My little webhosting company is growing faster than expected, and I’m still using the same approach to hardware as I was in 2000 when I started it. Started asking for advice from experienced sysadmins, and here are some notes from my first conversation with a guy that ran a huge webhosting center for a few years.
(Note: I’m not going to clean up these notes too much. Mostly just posting here for my own reference, and maybe it’s helpful to someone else out there, as-is.)
Where you run into problems:
Not so much the storage. It’s the TCP/IP stack.
Building up and tearing down connections for 400 domains.
Lots of contact-switching and overhead. Even adding more RAM won’t help.
Huge companies (Yahoo) end up moving to hardware-based TCP/IP off of kernel into hardware. Redbank is one vendor of that kinda thing. But those are extremely expensive.
I would say SATA drives are the way to go.
Instead of slapping them into one box & doing RAID there, look into doing ISCSI - SCSI-over-ethernet. Like Fibre Channel but that’s too expensive. ISCSI is the answer to that : doing the same as Fibre Channel with a little less performance.
Files dished-up by webserver are read-only. When writing, don’t need performance,
Commerically, look at VMWARE. Virtualizes your box, run on
Open-source version of VMWARE is XEN.
Boxes with 2-4 CPU and 32G of RAM : 16-20 instances of FreeBSD/Linux on it.
The advantage is the TCP/IP stack.
Also lets you virtualize your storage.
If you were to do something like ISCSI : not a fileserver. You can add things like new disks without rebooting FreeBSD.
Myself, I’ve only used VMWARE the commercial version. ($6000 or something for 2CPU version)
Example: if you have a 2CPU box and you update to a 4CPU box, you won’t see that much improvement, since it comes down to the TCP/IP stack.
Don’t think centralized file serving, think centralized disk serving.
If you have 12 SATA disks in a RAID. You can chop that up into many. /dev/wda0 /dev/wda1 /dev/wda2 into 500 megs each.
One client says they want to use all 2 gigs for his website, so we publish another virtual disk that’s 2 gigs, map it to web-1, carve it up how you like. Now you can easily publish up more pieces of our array.
There are performance reasons to not just have those SATA disks be a big partition. I can take my SATA array and stripe it : RAID cards in server.
Do something totally external : a different device sitting in the rack with a bunch of disks.
We may end up with 12 disks sitting in a server. But a server right next to it has more disk space that we wish we could use.
Coming up with centralized disk space.

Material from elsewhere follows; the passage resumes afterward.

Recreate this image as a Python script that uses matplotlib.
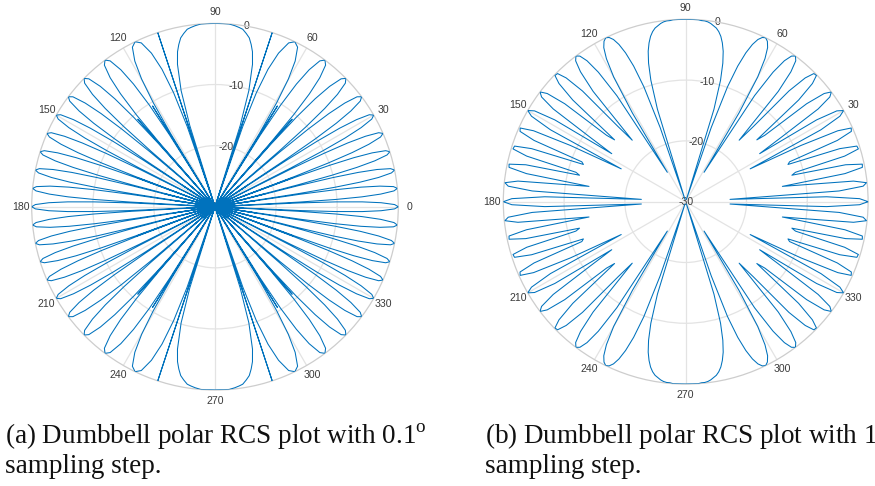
import numpy as np
import matplotlib
matplotlib.use("Agg")
import matplotlib.pyplot as plt

plt.rcParams["font.family"] = ["Liberation Sans", "DejaVu Sans"]
plt.rcParams["mathtext.fontset"] = "custom"
plt.rcParams["mathtext.rm"] = "Liberation Serif"

# (a) 0.1 deg sampling, first quadrant only (pattern is symmetric), angle in deg / RCS in dB
a_deg = [0.00, 0.69, 1.38, 1.89, 2.29, 2.58, 2.81, 2.87,
         2.92, 3.15, 3.44, 3.84, 4.36, 5.05, 5.74, 6.43, 7.12, 7.64, 8.05, 8.34, 8.57, 8.63,
         8.68, 8.92, 9.21, 9.61, 10.14, 10.84, 11.54, 12.24, 12.94, 13.47, 13.89, 14.18, 14.42, 14.48,
         14.54, 14.77, 15.07, 15.49, 16.02, 16.74, 17.46, 18.18, 18.91, 19.45, 19.88, 20.18, 20.43, 20.49,
         20.55, 20.79, 21.10, 21.53, 22.09, 22.83, 23.58, 24.33, 25.09, 25.66, 26.10, 26.42, 26.68, 26.74,
         26.81, 27.06, 27.39, 27.84, 28.42, 29.21, 30.00, 30.80, 31.60, 32.21, 32.68, 33.02, 33.30, 33.37,
         33.44, 33.71, 34.06, 34.54, 35.17, 36.02, 36.87, 37.73, 38.61, 39.27, 39.79, 40.17, 40.47, 40.54,
         40.62, 40.92, 41.30, 41.84, 42.53, 43.47, 44.43, 45.40, 46.39, 47.14, 47.73, 48.16, 48.50, 48.59,
         48.68, 49.03, 49.46, 50.09, 50.90, 52.00, 53.13, 54.29, 55.49, 56.41, 57.14, 57.67, 58.10, 58.21,
         58.32, 58.76, 59.32, 60.11, 61.16, 62.62, 64.16, 65.78, 67.52, 68.91, 70.05, 70.91, 71.62, 71.81,
         71.99, 72.75, 73.74, 75.24, 76.41, 77.42, 78.52, 79.74, 81.11, 82.31, 83.72, 85.56, 87.44, 90.00]
a_db = [0.0, -0.6, -2.8, -5.9, -10.2, -16.1, -30.1, -34.6,
        -30.1, -16.1, -10.2, -5.9, -2.8, -0.6, 0.0, -0.6, -2.8, -5.9, -10.2, -16.1, -30.1, -36.7,
        -30.1, -16.1, -10.2, -5.9, -2.8, -0.6, 0.0, -0.6, -2.8, -5.9, -10.2, -16.1, -30.1, -38.5,
        -30.1, -16.1, -10.2, -5.9, -2.8, -0.6, 0.0, -0.6, -2.8, -5.9, -10.2, -16.1, -30.1, -43.7,
        -30.1, -16.1, -10.2, -5.9, -2.8, -0.6, 0.0, -0.6, -2.8, -5.9, -10.2, -16.1, -30.1, -33.4,
        -30.1, -16.1, -10.2, -5.9, -2.8, -0.6, 0.0, -0.6, -2.8, -5.9, -10.2, -16.1, -30.1, -36.4,
        -30.1, -16.1, -10.2, -5.9, -2.8, -0.6, 0.0, -0.6, -2.8, -5.9, -10.2, -16.1, -30.1, -35.2,
        -30.1, -16.1, -10.2, -5.9, -2.8, -0.6, 0.0, -0.6, -2.8, -5.9, -10.2, -16.1, -30.1, -49.1,
        -30.1, -16.1, -10.2, -5.9, -2.8, -0.6, 0.0, -0.6, -2.8, -5.9, -10.2, -16.1, -30.1, -49.4,
        -30.1, -16.1, -10.2, -5.9, -2.8, -0.6, 0.0, -0.6, -2.8, -5.9, -10.2, -16.1, -30.1, -61.1,
        -30.1, -16.1, -10.2, -5.9, -3.9, -2.8, -1.8, -1.2, -0.6, -0.4, -0.2, -0.0, -0.0, 0.0]

# (b) 1 deg sampling, 0..90 deg
b_deg = list(range(91))
b_db = [0.0, -1.4, -6.8, -22.7, -4.7, -0.7, -0.1, -2.2, -9.5, -13.9, -3.4, -0.4, -0.3, -3.0, -12.0, -11.3,
        -2.8, -0.3, -0.4, -3.2, -12.1, -11.7, -3.1, -0.4, -0.2, -2.4, -8.9, -18.1, -4.8, -1.0, 0.0, -1.0,
        -4.6, -15.5, -10.9, -3.4, -0.7, -0.0, -1.1, -4.4, -13.0, -14.5, -5.0, -1.5, -0.1, -0.2, -1.7, -5.1,
        -13.4, -16.6, -6.3, -2.5, -0.6, -0.0, -0.4, -1.7, -4.3, -9.2, -24.3, -13.0, -6.3, -3.1, -1.3, -0.4,
        -0.0, -0.2, -0.8, -1.9, -3.6, -6.1, -9.9, -17.1, -29.6, -14.1, -9.2, -6.4, -4.5, -3.2, -2.2, -1.5,
        -1.0, -0.7, -0.4, -0.2, -0.1, -0.1, -0.0, -0.0, -0.0, -0.0, 0.0]

R_MIN = -30
theta_ticks = list(range(0, 360, 30))
r_ticks = [-30, -20, -10, 0]
captions = [(r"(a) Dumbbell polar RCS plot with 0.1$^{\mathrm{o}}$", "sampling step."),
            (r"(b) Dumbbell polar RCS plot with 1$^{\mathrm{o}}$", "sampling step.")]


def full_circle(deg, vals):
    # mirror the quadrant about 90 and 180 deg
    deg = np.asarray(deg, float)
    vals = np.asarray(vals, float)
    th = np.concatenate([deg, 180 - deg[::-1][1:], 180 + deg[1:], 360 - deg[::-1][1:]])
    v = np.concatenate([vals, vals[::-1][1:], vals[1:], vals[::-1][1:]])
    r = v - R_MIN
    # below the limit the radius goes negative and lands on the far side
    th = np.where(r < 0, th + 180, th)
    return np.radians(th), np.abs(r)


def setup(ax):
    ax.set_theta_zero_location("E")
    ax.set_rlim(0, -R_MIN)
    ax.set_thetagrids(theta_ticks, [str(t) for t in theta_ticks])
    ax.set_rgrids([10, 20], labels=["", ""])
    ax.set_axisbelow(True)
    ax.grid(color="#e3e3e3", lw=0.9)
    ax.spines["polar"].set_color("#cdcdcd")
    ax.spines["polar"].set_linewidth(0.9)
    ax.tick_params(axis="x", size=0, pad=1, labelsize=7.6, labelcolor="#3a3a3a")
    for r in r_ticks:
        ax.text(np.radians(80), r - R_MIN, str(r), ha="center", va="center",
                fontsize=7.6, color="#3a3a3a", zorder=1)


fig = plt.figure(figsize=(8.75, 4.86), dpi=100)
ax1 = fig.add_axes([0.0362, 0.1975, 0.419, 0.7543], projection="polar")
ax2 = fig.add_axes([0.5752, 0.2097, 0.4169, 0.7506], projection="polar")
for ax, (deg, vals) in zip([ax1, ax2], [(a_deg, a_db), (b_deg, b_db)]):
    setup(ax)
    th, r = full_circle(deg, vals)
    ax.plot(th, r, color="#0072BD", lw=0.75, zorder=3)

cap = dict(family=["Liberation Serif"], fontsize=19.5, va="baseline", color="#111111")
for x, (line1, line2) in zip([5, 485], captions):
    fig.text(x / 875, 1 - 443 / 486, line1, **cap)
    fig.text(x / 875, 1 - 473 / 486, line2, **cap)

fig.savefig("out.png")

Biggest bang-per-buck for flexibility.
Dell Blade server : 8 blades : each blade had 8 VMware instannces. This one blade box had 32 servers.
VMWARE - makes it easier to publishing disks to different instances.
One of the things you’d do with VMWARE/XEN : you make your vanilla build : a snapshot of your O.S. install, You copy that file and call it FreeBSD-gold1 or whatever, change a couple things in the startup file, clone it.
Boxes that do external storage : I haven’t myself done something with ISCSI : “Left Hand Network”.
SAN didn’t exist when he was doing this. SAN exists in two forms (1) fibre channel (2) iSCSI.
First place to look is to centralize your disks.